- Exercise task -
Below are some records; repeat them all exactly, minus the pictures.

Stored data entries
□ □ □ □ □ □ □
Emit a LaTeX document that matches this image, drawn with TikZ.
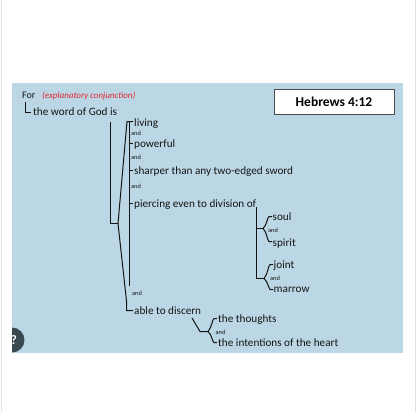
\documentclass[tikz,border=0pt]{standalone}
\usepackage{fontspec}
\setmainfont{Carlito}
\definecolor{bgblue}{RGB}{187,215,229}
\definecolor{ink}{RGB}{20,20,20}
\definecolor{redtxt}{RGB}{226,38,48}
\definecolor{iconc}{RGB}{58,72,82}
\definecolor{edge}{RGB}{225,225,225}
\begin{document}
\begin{tikzpicture}[x=1pt,y=-1pt,
  txt/.style={anchor=base west,inner sep=0pt,text=ink,font=\fontsize{11.2}{13}\selectfont},
  andtxt/.style={anchor=base west,inner sep=0pt,text=ink,font=\fontsize{6.3}{7}\selectfont},
  ln/.style={draw=ink,line width=1pt,line join=miter},
  refbox/.style={draw=black!70,fill=white,line width=0.8pt,minimum width=120pt,minimum height=25pt,inner sep=0pt,font=\bfseries\fontsize{13.5}{15}\selectfont}]
\useasboundingbox (0,0) rectangle (417,412);
\fill[white] (0,0) rectangle (417,412);
\draw[edge,line width=1pt] (1.5,0) -- (1.5,412);
\draw[edge,line width=1pt] (415.5,0) -- (415.5,412);
\fill[bgblue] (12,83) rectangle (403,353);
% help icon
\begin{scope}
\clip (12,320) rectangle (40,360);
\fill[iconc] (12,340) circle (12.5);
\node[text=white,font=\bfseries\fontsize{13}{14}\selectfont,inner sep=0] (help) at (14,340) {?};
\end{scope}
% reference box
\node[refbox] (ref) at (334,101.5) {Hebrews 4:12};
% header
\node[anchor=base west,inner sep=0,text=ink,font=\fontsize{10}{12}\selectfont] (for) at (22,98.5) {For};
\node[anchor=base west,inner sep=0,text=redtxt,font=\itshape\fontsize{9}{11}\selectfont] (expl) at (42,98.5) {(explanatory conjunction)};
\node[txt] (word) at (33,115.5) {the word of God is};
\draw[ln] (25.5,102) -- (25.5,112.5) -- (31,112.5);
% predicate structure
\coordinate (vtop) at (110.5,122);
\coordinate (vbot) at (110.5,223.5);
\coordinate (fork) at (118,223.5);
\coordinate (ctop) at (127,121.5);
\coordinate (cbot) at (129.5,286);
\draw[ln] (vtop) -- (vbot) -- (fork);
\draw[ln] (fork) -- (ctop) -- (133,121.5);
\draw[ln] (129.5,121.5) -- (cbot);
\draw[ln] (fork) -- (126.5,301) -- (126.5,310.5) -- (133,310.5);
\draw[ln] (129.5,143.5) -- (133,143.5);
\draw[ln] (129.5,170.5) -- (133,170.5);
\draw[ln] (129.5,203.5) -- (133,203.5);
\node[txt] (living) at (134,126) {living};
\node[andtxt] (and1) at (131,135.5) {and};
\node[txt] (powerful) at (134,147) {powerful};
\node[andtxt] (and2) at (131,159.5) {and};
\node[txt] (sharper) at (134,174) {sharper than any two-edged sword};
\node[andtxt] (and3) at (131,188.5) {and};
\node[txt] (piercing) at (134,207) {piercing even to division of};
\node[andtxt] (and4) at (132,295) {and};
\node[txt] (able) at (134,314.5) {able to discern};
% division of
\draw[ln] (256.5,207) -- (256.5,278.5) -- (264,278.5);
\draw[ln] (256.5,228.5) -- (263,228.5);
\draw[ln] (272,216.5) -- (269,216.5) .. controls (267,218) and (267,225) .. (263,228.5)
  .. controls (267,232) and (267,240) .. (269,241.5) -- (272,241.5);
\draw[ln] (273,264.5) -- (270,264.5) .. controls (268,266) and (268,274) .. (264,278.5)
  .. controls (268,282) and (268,287) .. (270,289.5) -- (273,289.5);
\node[txt] (soul) at (272.5,220) {soul};
\node[andtxt] (and5) at (268,232.5) {and};
\node[txt] (spirit) at (272.5,246) {spirit};
\node[txt] (joint) at (273.5,268) {joint};
\node[andtxt] (and6) at (270,280) {and};
\node[txt] (marrow) at (273.5,292.5) {marrow};
% able to discern
\draw[ln] (192,318) -- (200,331.5) -- (208,331.5);
\draw[ln] (217,318.5) -- (214,318.5) .. controls (212,320) and (212,327) .. (208,331.5)
  .. controls (212,335) and (212,341) .. (214,342.5) -- (217,342.5);
\node[txt] (thoughts) at (218,322) {the thoughts};
\node[andtxt] (and7) at (215.5,334.5) {and};
\node[txt] (intentions) at (218,346.5) {the intentions of the heart};
\end{tikzpicture}
\end{document}
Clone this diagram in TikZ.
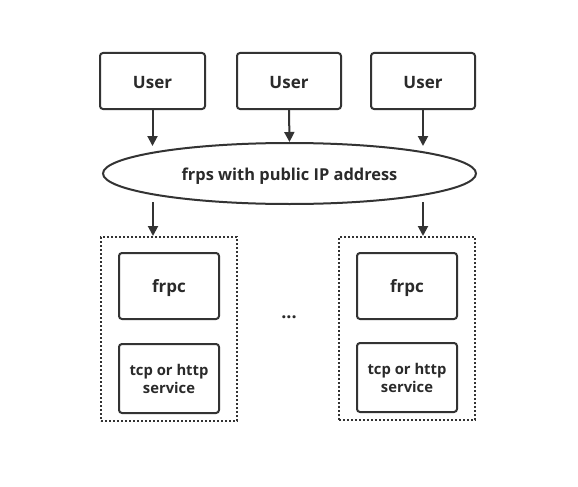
□ □ □ □ □ □ □
- Output of the task -
Emit a LaTeX document that matches this image, drawn with TikZ.
\documentclass[tikz,border=0pt]{standalone}
\usepackage{fontspec}
\setmainfont{Carlito}
\definecolor{bgblue}{RGB}{187,215,229}
\definecolor{ink}{RGB}{20,20,20}
\definecolor{redtxt}{RGB}{226,38,48}
\definecolor{iconc}{RGB}{58,72,82}
\definecolor{edge}{RGB}{225,225,225}
\begin{document}
\begin{tikzpicture}[x=1pt,y=-1pt,
  txt/.style={anchor=base west,inner sep=0pt,text=ink,font=\fontsize{11.2}{13}\selectfont},
  andtxt/.style={anchor=base west,inner sep=0pt,text=ink,font=\fontsize{6.3}{7}\selectfont},
  ln/.style={draw=ink,line width=1pt,line join=miter},
  refbox/.style={draw=black!70,fill=white,line width=0.8pt,minimum width=120pt,minimum height=25pt,inner sep=0pt,font=\bfseries\fontsize{13.5}{15}\selectfont}]
\useasboundingbox (0,0) rectangle (417,412);
\fill[white] (0,0) rectangle (417,412);
\draw[edge,line width=1pt] (1.5,0) -- (1.5,412);
\draw[edge,line width=1pt] (415.5,0) -- (415.5,412);
\fill[bgblue] (12,83) rectangle (403,353);
% help icon
\begin{scope}
\clip (12,320) rectangle (40,360);
\fill[iconc] (12,340) circle (12.5);
\node[text=white,font=\bfseries\fontsize{13}{14}\selectfont,inner sep=0] (help) at (14,340) {?};
\end{scope}
% reference box
\node[refbox] (ref) at (334,101.5) {Hebrews 4:12};
% header
\node[anchor=base west,inner sep=0,text=ink,font=\fontsize{10}{12}\selectfont] (for) at (22,98.5) {For};
\node[anchor=base west,inner sep=0,text=redtxt,font=\itshape\fontsize{9}{11}\selectfont] (expl) at (42,98.5) {(explanatory conjunction)};
\node[txt] (word) at (33,115.5) {the word of God is};
\draw[ln] (25.5,102) -- (25.5,112.5) -- (31,112.5);
% predicate structure
\coordinate (vtop) at (110.5,122);
\coordinate (vbot) at (110.5,223.5);
\coordinate (fork) at (118,223.5);
\coordinate (ctop) at (127,121.5);
\coordinate (cbot) at (129.5,286);
\draw[ln] (vtop) -- (vbot) -- (fork);
\draw[ln] (fork) -- (ctop) -- (133,121.5);
\draw[ln] (129.5,121.5) -- (cbot);
\draw[ln] (fork) -- (126.5,301) -- (126.5,310.5) -- (133,310.5);
\draw[ln] (129.5,143.5) -- (133,143.5);
\draw[ln] (129.5,170.5) -- (133,170.5);
\draw[ln] (129.5,203.5) -- (133,203.5);
\node[txt] (living) at (134,126) {living};
\node[andtxt] (and1) at (131,135.5) {and};
\node[txt] (powerful) at (134,147) {powerful};
\node[andtxt] (and2) at (131,159.5) {and};
\node[txt] (sharper) at (134,174) {sharper than any two-edged sword};
\node[andtxt] (and3) at (131,188.5) {and};
\node[txt] (piercing) at (134,207) {piercing even to division of};
\node[andtxt] (and4) at (132,295) {and};
\node[txt] (able) at (134,314.5) {able to discern};
% division of
\draw[ln] (256.5,207) -- (256.5,278.5) -- (264,278.5);
\draw[ln] (256.5,228.5) -- (263,228.5);
\draw[ln] (272,216.5) -- (269,216.5) .. controls (267,218) and (267,225) .. (263,228.5)
  .. controls (267,232) and (267,240) .. (269,241.5) -- (272,241.5);
\draw[ln] (273,264.5) -- (270,264.5) .. controls (268,266) and (268,274) .. (264,278.5)
  .. controls (268,282) and (268,287) .. (270,289.5) -- (273,289.5);
\node[txt] (soul) at (272.5,220) {soul};
\node[andtxt] (and5) at (268,232.5) {and};
\node[txt] (spirit) at (272.5,246) {spirit};
\node[txt] (joint) at (273.5,268) {joint};
\node[andtxt] (and6) at (270,280) {and};
\node[txt] (marrow) at (273.5,292.5) {marrow};
% able to discern
\draw[ln] (192,318) -- (200,331.5) -- (208,331.5);
\draw[ln] (217,318.5) -- (214,318.5) .. controls (212,320) and (212,327) .. (208,331.5)
  .. controls (212,335) and (212,341) .. (214,342.5) -- (217,342.5);
\node[txt] (thoughts) at (218,322) {the thoughts};
\node[andtxt] (and7) at (215.5,334.5) {and};
\node[txt] (intentions) at (218,346.5) {the intentions of the heart};
\end{tikzpicture}
\end{document}
Clone this diagram in TikZ.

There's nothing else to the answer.